The relevance of tasks (from an evolutionary perspective) for a configuration is not the activity per se, but rather the set of social cognitive processes—afforded by the core configuration—that enable the activity. As is typical in evolutionary explanations, there is a “chicken and egg” character—neither core configurations nor their psychological correlates come first.

We can formalize the model (Table 1). The central thesis is that face-to-face group living functioned in the past—and continues to function—as an interface between individual and habitat. The four configurations—dyad, task group, band and macroband—are organized as a nested hierarchy. (This is a structural hierarchy, not to be confused with political hierarchy.) Each group configuration allows specialized cognitive functions to evolve and also presents coordination problems that are different from other levels. The dyad affords possibilities for micro-coordination (e.g., facial imitation in a mother-infant dyad, the automatic adjustment of gait that occurs when two people walk together, the interaction between a trainer and an animal).
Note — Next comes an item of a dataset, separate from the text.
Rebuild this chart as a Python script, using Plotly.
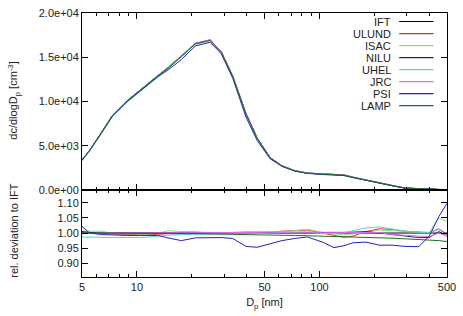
import numpy as np
import plotly.graph_objects as go
from plotly.subplots import make_subplots

# ---------------- data ----------------
diam = [5.0, 5.5, 6.4, 7.35, 8.85, 10.3, 11.3, 13.0, 14.8, 17.5, 20.9, 25.2, 29.0, 33.5,
        39.6, 45.6, 53.7, 62.3, 73.1, 86.0, 104, 120, 136, 153, 180, 213, 250, 294,
        350, 400, 450, 500]

ift_conc = [3350, 4450, 6500, 8430, 10090, 11230, 11930, 12900, 13780, 15110, 16540,
            16950, 15610, 12850, 8620, 5860, 3650, 2730, 2180, 1900, 1800, 1780, 1700,
            1440, 1110, 770, 500, 220, 130, 80, 40, 20]

names = ["IFT", "ULUND", "ISAC", "NILU", "UHEL", "JRC", "PSI", "LAMP"]
colors = ["#000000", "#e8282a", "#7fe07f", "#1c1c78", "#40e0d0", "#ee66ee", "#2424bb", "#1f6f1f"]

dev_ift = [1.0] * 32
dev_ulund = [1.0, 1.0, 0.998, 0.997, 0.995, 0.993, 0.994, 0.996, 0.998, 0.997, 0.998, 0.999,
             1.0, 1.0, 1.0, 1.001, 1.002, 1.006, 1.009, 1.01, 1.0, 0.993, 0.986, 0.99, 1.005,
             1.014, 1.012, 1.006, 1.003, 1.001, 1.014, 0.996]
dev_isac = [1.006, 1.006, 1.006, 0.999, 0.996, 0.996, 0.996, 0.998, 1.008, 1.005, 1.005, 1.0,
            1.0, 1.003, 1.005, 1.005, 1.004, 1.004, 1.008, 1.012, 1.002, 0.997, 0.994, 0.997,
            1.002, 1.01, 1.007, 1.005, 1.003, 1.003, 1.049, 1.039]
dev_nilu = [1.005, 1.002, 1.0, 1.0, 1.0, 1.0, 1.0, 1.0, 1.0, 1.0, 1.0, 1.0, 1.0, 1.0, 1.0,
            1.0, 1.0, 1.0, 1.0, 1.0, 1.0, 1.001, 1.002, 1.003, 1.005, 1.0, 0.995, 0.99,
            0.985, 0.985, 1.005, 0.99]
dev_uhel = [0.987, 0.986, 0.986, 0.985, 0.985, 0.985, 0.986, 0.99, 0.993, 0.995, 0.996, 0.996,
            0.996, 0.996, 0.997, 0.998, 1.0, 1.002, 1.004, 1.004, 0.998, 0.998, 1.0, 1.008,
            1.017, 1.02, 1.012, 1.006, 1.003, 1.0, 1.012, 0.99]
dev_jrc = [0.998, 0.999, 1.0, 1.0, 1.0, 1.0, 1.0, 1.0, 1.0, 1.0, 1.001, 1.001, 1.001, 1.001,
           1.001, 1.002, 1.003, 1.003, 1.003, 1.003, 1.002, 1.002, 1.002, 1.002, 1.002, 1.002,
           0.995, 0.992, 0.99, 0.988, 1.0, 0.99]
dev_psi = [1.022, 1.0, 0.995, 0.993, 0.992, 0.992, 0.992, 0.992, 0.984, 0.975, 0.984, 0.985,
           0.985, 0.982, 0.956, 0.953, 0.965, 0.975, 0.982, 0.987, 0.97, 0.952, 0.958, 0.968,
           0.97, 0.96, 0.96, 0.956, 0.955, 0.99, 1.053, 1.098]
dev_lamp = [1.0, 1.0, 1.0, 0.999, 0.999, 0.999, 0.998, 0.998, 0.998, 0.998, 0.998, 0.997,
            0.997, 0.996, 0.995, 0.994, 0.994, 0.993, 0.992, 0.991, 0.99, 0.989, 0.988, 0.987,
            0.986, 0.985, 0.983, 0.981, 0.979, 0.977, 0.975, 0.972]

deviations = [dev_ift, dev_ulund, dev_isac, dev_nilu, dev_uhel, dev_jrc, dev_psi, dev_lamp]

x_tickvals = [5, 10, 50, 100, 500]
x_ticktext = ["5", "10", "50", "100", "500"]
x_minor = [6, 7, 8, 9, 20, 30, 40, 60, 70, 80, 90, 200, 300, 400]
y1_tickvals = [0, 5000, 10000, 15000, 20000]
y1_ticktext = ["0.0e+00", "5.0e+03", "1.0e+04", "1.5e+04", "2.0e+04"]
y2_tickvals = [0.90, 0.95, 1.00, 1.05, 1.10]
y2_ticktext = ["0.90", "0.95", "1.00", "1.05", "1.10"]

# ---------------- figure ----------------
FONT = "Liberation Sans, Arial, sans-serif"
TXT = "#222"
W, H = 463, 316
ML, MR, MT, MB = 82, 7, 7, 39
plot_w = W - ML - MR
plot_h = H - MT - MB
split = 0.3296

fig = make_subplots(rows=2, cols=1, shared_xaxes=True, vertical_spacing=0,
                    row_heights=[1 - split, split])

ift_arr = np.array(ift_conc, dtype=float)
for name, col, dev in zip(names, colors, deviations):
    fig.add_trace(go.Scatter(x=diam, y=ift_arr * np.array(dev), mode="lines", name=name,
                             line=dict(color=col, width=1), showlegend=False), row=1, col=1)
for name, col, dev in zip(names, colors, deviations):
    fig.add_trace(go.Scatter(x=diam, y=dev, mode="lines", name=name,
                             line=dict(color=col, width=1), showlegend=False), row=2, col=1)

axis_common = dict(showline=True, linecolor="black", linewidth=1, mirror="ticks",
                   ticks="inside", tickcolor="black", showgrid=False, zeroline=False,
                   tickfont=dict(family=FONT, size=11, color=TXT))

xr = [np.log10(5) - 1e-6, np.log10(500) + 1e-6]
for r in (1, 2):
    fig.update_xaxes(type="log", range=xr, tickvals=x_tickvals, ticktext=x_ticktext,
                     ticklen=6, ticklabeloverflow="allow",
                     minor=dict(tickvals=x_minor, ticks="inside", ticklen=3,
                                tickcolor="black", showgrid=False),
                     row=r, col=1, **axis_common)
fig.update_xaxes(showticklabels=False, row=1, col=1)
fig.update_xaxes(title=dict(text="D<sub>p</sub> [nm]", font=dict(family=FONT, size=11, color=TXT),
                            standoff=6), row=2, col=1)

fig.update_yaxes(range=[0, 20000], tickvals=y1_tickvals, ticktext=y1_ticktext, ticklen=6,
                 row=1, col=1, **axis_common)
fig.update_yaxes(range=[0.855, 1.142], tickvals=y2_tickvals, ticktext=y2_ticktext, ticklen=6,
                 row=2, col=1, **axis_common)

annotations = []
# y-axis titles placed like gnuplot's (far left)
annotations.append(dict(x=(12 - ML) / plot_w, y=(H - MB - 97) / plot_h, xref="paper", yref="paper",
                        text="dc/dlogD<sub>p</sub> [cm<sup>-3</sup>]", textangle=-90,
                        showarrow=False, xanchor="center", yanchor="middle",
                        font=dict(family=FONT, size=11, color=TXT)))
annotations.append(dict(x=(12 - ML) / plot_w, y=(H - MB - 230) / plot_h, xref="paper", yref="paper",
                        text="rel. deviation to IFT", textangle=-90,
                        showarrow=False, xanchor="center", yanchor="middle",
                        font=dict(family=FONT, size=11, color=TXT)))

# gnuplot-style key (text left, sample line right) inside the top panel
shapes = []
for i, (name, col) in enumerate(zip(names, colors)):
    ypx = 15.7 + 12.3 * i
    yp = (H - MB - ypx) / plot_h
    annotations.append(dict(x=0.851, y=yp, xref="paper", yref="paper", text=name,
                            showarrow=False, xanchor="right", yanchor="middle",
                            font=dict(family=FONT, size=11, color=TXT)))
    shapes.append(dict(type="line", xref="paper", yref="paper", x0=0.869, x1=0.963,
                       y0=yp, y1=yp, line=dict(color=col, width=1.2)))

fig.update_layout(width=W, height=H, margin=dict(l=ML, r=MR, t=MT, b=MB),
                  plot_bgcolor="white", paper_bgcolor="white",
                  annotations=annotations, shapes=shapes,
                  font=dict(family=FONT, size=11, color=TXT))

fig.write_html("out.html")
The task group affords possibilities for distributed cognition, which refers to shared cognitive tasks such as perception, classification, inference and contextually-cued response. The band affords a shared construction of reality—“common knowledge”—that also mediates interaction in macrodemes and other superordinate group configurations. Macrobands afford the stabilization and standardization of language, signs and symbols. The specialized functions of these core configurations are hypothesized to be recurrent across generations, across cultures and in development. Core configurations would also differ in how deeply entrenched they are. Dyads are deeply entrenched because of their special role in reproduction, including infant development. A dramatic change affecting their evolved functions should predict mostly poor developmental outcomes. In contrast, macrodemes are shallowly entrenched and are relatively easy to modify. While modern urban humans don’t live in bands or macrobands anymore, we do have crosscutting groups of similar sizes having various agendas, utilizing its functional specialties.